DÜSSELDORF, Germany — Celebrating its 40th birthday, Medica, the world's largest trade fair dedicated to medical devices, showed no sign of a mid-life crisis, let alone any effect from the global financial crisis.

Begun as a modest exhibition called "Diagnostikwoche" (Diagnostic Week) with 135 German exhibitors and 4,700 participants, the three-day event that opened Wednesday has grown to 4,279 exhibitors from 65 countries and will attract an estimated 137,000 visitors, a slight increase over last year.

While the event organizers proudly promote different themes and focal points, the event defies neat categorization sprawling across 16 exhibition halls that resemble an Arab souk more than an orderly German trade fair, and effect only amplified by the cacophony of foreign languages in crowded corridors or shouted halfway around the world through portable phones.

Exhibitors cover every category in the healthcare supply chain from disposable bedpans to high-end scanners including laboratory, diagnostics, physical therapy, orthopedics, consumables, health information systems, furnishings, and textiles.

A fully equipped ambulance or integrated operating room can be bought off the showroom floor, and where medical device manufacturers rarely expect direct sales at a trade show, filling the order book is precisely the goal of executives on the stands at Medica.

Hospital administrators from Germany, Austria and German-speaking Switzerland are regulars at Medica to price out new capital acquisitions or everyday supply contracts in face-to-face negotiations.

As part of Germany's recent €4.7 billion ($7 billion) Economic Stimulus Package, hospitals will receive up to €1 billion ($1.5 billion) for the modernization of local institutions with an estimated 45% allocated to capital equipment purchases.

Medica remains a militantly German event, despite 40 years of international influence, and a showcase for German industry head-to-head in the massive exhibition halls with an invasion of Asian competitors, many of whom began in business less than 10 years ago thanks to technology transfers from German companies.

In a survey of 110 of its 222 members released this week during its 10th Media Seminar, the German medical device trade association BVMed (Berlin) reported participating companies said they grew by an average of just under 4% so far this year and are continuing to hire new staff.

In addition to the stimulus package funding, Germany enacted the Innovation Clause (NUB; Neue Untersuchungs und Behandlungsmethoden) to expedite reimbursement for the adoption of new technologies and treatments in hospitals (Medical Device Daily, Sept. 29, 2009).

In 2009 7,500 NUB applications were approved and 87 new treatments were included in the German DRG system, boosting the early adoption, and sales, of advanced technologies.

"The aim is a competition for the best possible medical technology provision, in order to buck the trend of cut-price medicine," according to BVMed CEO Joachim M. Schmitt, adding "The focus must lie on the quality of medical care instead of on price alone."

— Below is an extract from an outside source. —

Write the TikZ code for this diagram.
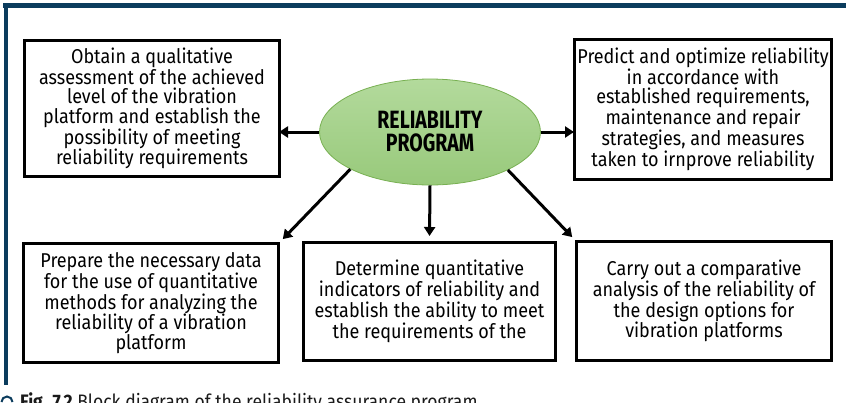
\documentclass[tikz,border=0pt]{standalone}
\usepackage{fontspec}
\setmainfont[FakeStretch=0.9]{Fira Sans}
\newfontfamily\ellfont[FakeStretch=0.78]{Fira Sans}
\usetikzlibrary{shapes.geometric,arrows.meta}
\definecolor{frameblue}{HTML}{0B3C5D}
\definecolor{elltop}{HTML}{B3DA9C}
\definecolor{ellbot}{HTML}{98C97B}
\definecolor{elldraw}{HTML}{78B052}
\definecolor{captext}{HTML}{1A1A1A}
\begin{document}
\begin{tikzpicture}[x=1pt,y=-1pt,
  box/.style={draw=black, line width=3pt, align=center, inner sep=0pt,
    font=\fontsize{20}{19.5}\selectfont},
  conn/.style={line width=3pt, -{Triangle[length=9pt,width=11pt]}},
  framebar/.style={fill=frameblue, draw=none},
]
\useasboundingbox (0,0) rectangle (846,402);
\clip (0,0) rectangle (846,402);
% frame
\fill[framebar] (3,3) rectangle (846,7.5);
\fill[framebar] (3.5,3) rectangle (8,385);
% central ellipse
\node[ellipse, draw=elldraw, line width=0.8pt, top color=elltop, bottom color=ellbot,
  minimum width=221pt, minimum height=106pt, inner sep=0pt, align=center,
  font=\ellfont\bfseries\fontsize{25}{23}\selectfont] (ell) at (430,132) {RELIABILITY\\PROGRAM};
% boxes
\node[box, minimum width=255pt, minimum height=136pt] (b1) at (152,108.5)
  {Obtain a qualitative\\assessment of the achieved\\level of the vibration\\platform and establish the\\possibility of meeting\\reliability requirements};
\node[box, minimum width=257pt, minimum height=140pt] (b2) at (703,109)
  {Predict and optimize reliability\\in accordance with\\established requirements,\\maintenance and repair\\strategies, and measures\\taken to irnprove reliability};
\node[box, minimum width=255pt, minimum height=119pt] (b3) at (151,303)
  {Prepare the necessary data\\for the use of quantitative\\methods for analyzing the\\reliability of a vibration\\platform};
\node[box, minimum width=252pt, minimum height=118pt] (b4) at (429.5,301.5)
  {Determine quantitative\\indicators of reliability and\\establish the ability to meet\\the requirements of the};
\node[box, minimum width=255pt, minimum height=119pt] (b5) at (704,301)
  {Carry out a comparative\\analysis of the reliability of\\the design options for\\vibration platforms};
% connectors
\draw[conn, shorten >=-2pt] (ell.west) -- (ell.west -| b1.east);
\draw[conn, shorten >=-1pt] (ell.east) -- (ell.east -| b2.west);
\draw[conn, shorten >=4pt] (ell.205) -- (b3.north east);
\draw[conn, shorten >=5pt] (ell.south) -- (b4.north);
\draw[conn, shorten >=4pt] (ell.334) -- (b5.north west);
% caption
\draw[frameblue, line width=2pt] (1.5,402) arc[start angle=180, end angle=360, radius=5.5];
\node[anchor=base west, inner sep=0pt, text=captext, font=\fontsize{19.5}{21}\selectfont] (cap) at (20,408.5)
  {\textbf{Fig. 7.2} Block diagram of the reliability assurance program};
\end{tikzpicture}
\end{document}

Fifty-eight percent of member companies said the focus on healthcare delivery quality instead of price focus has boosted demand for their products.

It is not only the Asians who compete fiercely for a share in the European, and especially German, market, the largest on the continent for population and spending.

The large U.S. pavilion at Medica stands as a solid reminder that American companies tend to dominate key markets, such as orthopedics. (MDD, Oct 29, 2008)

In a survey released at Medica for the British Standards Institution (BSI; Bristol, UK) of 1,100 medical technology executives, Emergo Group Consulting (Austin, Texas) found a fourth of all companies targeting Europe as the single new international market they hope to enter in 2010.

Europe was the dominate target among the largest companies among the survey respondents, of whom 60% are based in the U.S.

It is not only Medica but the medical technology sector generally that continues to advance each year.

In the face of the economic crisis last year 64% of respondents to the BSI survey said they nonetheless expected sales to increase in 2009, while this year a modest but steady increase was reported among executives, of whom 70% said they were looking forward to greater sales in 2010.

Both European and U.S. companies reported positive growth from international markets during the previous three months, and a modest increase in exports from North American companies were attributed in part to the weak U.S. dollar compared to one year ago.